- _TASK BRIEF_
Copy out the whole listing exactly as written, leaving the pictures behind.

┌─ DATA PROVIDED

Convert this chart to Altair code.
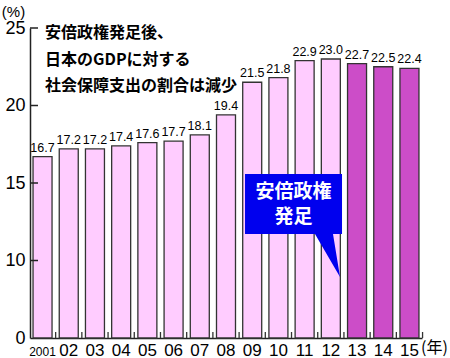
import altair as alt
import pandas as pd

years = ["2001", "02", "03", "04", "05", "06", "07", "08", "09", "10", "11", "12", "13", "14", "15"]
values = [16.7, 17.2, 17.2, 17.4, 17.6, 17.7, 18.1, 19.4, 21.5, 21.8, 22.9, 23.0, 22.7, 22.5, 22.4]
period = ["before"] * 12 + ["after"] * 3
ytick_vals = [5, 10, 15, 20, 25]
ytick_labels = ["0", "10", "15", "20", "25"]
title_lines = ["安倍政権発足後、", "日本のGDPに対する", "社会保障支出の割合は減少"]
callout_lines = ["安倍政権", "発足"]

df = pd.DataFrame({"year": years, "value": values, "period": period})
df["label"] = [f"{v:.1f}" for v in values]
ticks_df = pd.DataFrame({"v": ytick_vals[1:]})

W, H = 392, 310
NARROW = "Liberation Sans Narrow, Arial Narrow, Liberation Sans, Arial"
SANS = "Liberation Sans, Arial, Helvetica"
CJK = "Noto Sans CJK JP"

label_expr = "datum.value == 5 ? '0' : datum.label"

xscale = alt.Scale(domain=years, paddingInner=0.275, paddingOuter=0.116)
yscale = alt.Scale(domain=[5, 25], nice=False, zero=False)

base = alt.Chart(df)

bars = base.mark_bar(stroke="#333333", strokeWidth=1.3).encode(
    x=alt.X("year:N", scale=xscale, sort=years,
            axis=alt.Axis(title="(年)", titleFont=CJK, titleFontSize=16, titleFontWeight="normal",
                          titleX=404, titleY=1, titleAlign="center", titleBaseline="top",
                          titleColor="black",
                          labelAngle=0, labelFont=SANS,
                          labelFontSize=alt.condition("datum.value == '2001'", alt.value(12), alt.value(17)),
                          labelColor="black", labelBaseline="alphabetic", labelPadding=17,
                          ticks=False, tickSize=0, domainColor="#222222", domainWidth=1.5)),
    y=alt.Y("value:Q", scale=yscale,
            axis=alt.Axis(values=ytick_vals, labelExpr=label_expr, title="(%)",
                          titleAngle=0, titleX=-17, titleY=-12, titleAlign="center",
                          titleBaseline="alphabetic", titleFont=SANS, titleFontSize=15,
                          titleFontWeight="normal", titleColor="black",
                          labelFont=SANS, labelFontSize=18, labelColor="black", labelPadding=5,
                          ticks=False, tickSize=0, grid=False, domainColor="#222222", domainWidth=1.5)),
    y2=alt.datum(5),
    color=alt.Color("period:N", scale=alt.Scale(domain=["before", "after"], range=["#ffccff", "#cc4dc8"]),
                    legend=None),
)

labels = base.mark_text(baseline="bottom", dy=-2, font=NARROW, fontSize=12.5, color="black").encode(
    x=alt.X("year:N", sort=years),
    y=alt.Y("value:Q"),
    text="label:N",
)

xticks = base.mark_rule(color="#333333", strokeWidth=1.3, xOffset=3.6).encode(
    x=alt.X("year:N", sort=years, bandPosition=1),
    y=alt.value(H - 6),
    y2=alt.value(H),
)

yticks = alt.Chart(ticks_df).mark_rule(color="#222222", strokeWidth=1.5).encode(
    y=alt.Y("v:Q"),
    x=alt.value(0),
    x2=alt.value(8),
)

title_text = alt.Chart(pd.DataFrame({"t": [title_lines]})).mark_text(
    align="left", baseline="alphabetic", font=CJK, fontSize=16, fontWeight="bold",
    lineHeight=26.5, color="black").encode(
    x=alt.value(15), y=alt.value(10), text="t")

callout_box = alt.Chart(pd.DataFrame({"year": ["10"], "v": [13.645]})).mark_point(
    shape="M-1,-0.619H1V0.619H0.814L0.959,1.505L0.443,0.619H-1Z",
    filled=True, fill="#0000ee", size=9409, opacity=1, strokeWidth=0, xOffset=5.6).encode(
    x=alt.X("year:N", sort=years, bandPosition=1),
    y=alt.Y("v:Q"),
)

callout_text = alt.Chart(pd.DataFrame({"year": ["10"], "v": [14.4], "t": [callout_lines]})).mark_text(
    align="center", baseline="middle", font=CJK, fontSize=19, fontWeight="bold",
    lineHeight=25, color="white", xOffset=5.6).encode(
    x=alt.X("year:N", sort=years, bandPosition=1),
    y=alt.Y("v:Q"),
    text="t",
)

chart = alt.layer(bars, xticks, yticks, labels, title_text, callout_box, callout_text).properties(
    width=W, height=H,
    autosize=alt.AutoSizeParams(type="none"),
    padding={"left": 30, "top": 28, "right": 28, "bottom": 20},
    background="white",
).configure_view(stroke=None)

chart.save("out.html", embed_options={"renderer": "svg", "actions": False})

└─

- _SOLUTION TO THIS PROBLEM_
Convert this chart to Altair code.
import altair as alt
import pandas as pd

years = ["2001", "02", "03", "04", "05", "06", "07", "08", "09", "10", "11", "12", "13", "14", "15"]
values = [16.7, 17.2, 17.2, 17.4, 17.6, 17.7, 18.1, 19.4, 21.5, 21.8, 22.9, 23.0, 22.7, 22.5, 22.4]
period = ["before"] * 12 + ["after"] * 3
ytick_vals = [5, 10, 15, 20, 25]
ytick_labels = ["0", "10", "15", "20", "25"]
title_lines = ["安倍政権発足後、", "日本のGDPに対する", "社会保障支出の割合は減少"]
callout_lines = ["安倍政権", "発足"]

df = pd.DataFrame({"year": years, "value": values, "period": period})
df["label"] = [f"{v:.1f}" for v in values]
ticks_df = pd.DataFrame({"v": ytick_vals[1:]})

W, H = 392, 310
NARROW = "Liberation Sans Narrow, Arial Narrow, Liberation Sans, Arial"
SANS = "Liberation Sans, Arial, Helvetica"
CJK = "Noto Sans CJK JP"

label_expr = "datum.value == 5 ? '0' : datum.label"

xscale = alt.Scale(domain=years, paddingInner=0.275, paddingOuter=0.116)
yscale = alt.Scale(domain=[5, 25], nice=False, zero=False)

base = alt.Chart(df)

bars = base.mark_bar(stroke="#333333", strokeWidth=1.3).encode(
    x=alt.X("year:N", scale=xscale, sort=years,
            axis=alt.Axis(title="(年)", titleFont=CJK, titleFontSize=16, titleFontWeight="normal",
                          titleX=404, titleY=1, titleAlign="center", titleBaseline="top",
                          titleColor="black",
                          labelAngle=0, labelFont=SANS,
                          labelFontSize=alt.condition("datum.value == '2001'", alt.value(12), alt.value(17)),
                          labelColor="black", labelBaseline="alphabetic", labelPadding=17,
                          ticks=False, tickSize=0, domainColor="#222222", domainWidth=1.5)),
    y=alt.Y("value:Q", scale=yscale,
            axis=alt.Axis(values=ytick_vals, labelExpr=label_expr, title="(%)",
                          titleAngle=0, titleX=-17, titleY=-12, titleAlign="center",
                          titleBaseline="alphabetic", titleFont=SANS, titleFontSize=15,
                          titleFontWeight="normal", titleColor="black",
                          labelFont=SANS, labelFontSize=18, labelColor="black", labelPadding=5,
                          ticks=False, tickSize=0, grid=False, domainColor="#222222", domainWidth=1.5)),
    y2=alt.datum(5),
    color=alt.Color("period:N", scale=alt.Scale(domain=["before", "after"], range=["#ffccff", "#cc4dc8"]),
                    legend=None),
)

labels = base.mark_text(baseline="bottom", dy=-2, font=NARROW, fontSize=12.5, color="black").encode(
    x=alt.X("year:N", sort=years),
    y=alt.Y("value:Q"),
    text="label:N",
)

xticks = base.mark_rule(color="#333333", strokeWidth=1.3, xOffset=3.6).encode(
    x=alt.X("year:N", sort=years, bandPosition=1),
    y=alt.value(H - 6),
    y2=alt.value(H),
)

yticks = alt.Chart(ticks_df).mark_rule(color="#222222", strokeWidth=1.5).encode(
    y=alt.Y("v:Q"),
    x=alt.value(0),
    x2=alt.value(8),
)

title_text = alt.Chart(pd.DataFrame({"t": [title_lines]})).mark_text(
    align="left", baseline="alphabetic", font=CJK, fontSize=16, fontWeight="bold",
    lineHeight=26.5, color="black").encode(
    x=alt.value(15), y=alt.value(10), text="t")

callout_box = alt.Chart(pd.DataFrame({"year": ["10"], "v": [13.645]})).mark_point(
    shape="M-1,-0.619H1V0.619H0.814L0.959,1.505L0.443,0.619H-1Z",
    filled=True, fill="#0000ee", size=9409, opacity=1, strokeWidth=0, xOffset=5.6).encode(
    x=alt.X("year:N", sort=years, bandPosition=1),
    y=alt.Y("v:Q"),
)

callout_text = alt.Chart(pd.DataFrame({"year": ["10"], "v": [14.4], "t": [callout_lines]})).mark_text(
    align="center", baseline="middle", font=CJK, fontSize=19, fontWeight="bold",
    lineHeight=25, color="white", xOffset=5.6).encode(
    x=alt.X("year:N", sort=years, bandPosition=1),
    y=alt.Y("v:Q"),
    text="t",
)

chart = alt.layer(bars, xticks, yticks, labels, title_text, callout_box, callout_text).properties(
    width=W, height=H,
    autosize=alt.AutoSizeParams(type="none"),
    padding={"left": 30, "top": 28, "right": 28, "bottom": 20},
    background="white",
).configure_view(stroke=None)

chart.save("out.html", embed_options={"renderer": "svg", "actions": False})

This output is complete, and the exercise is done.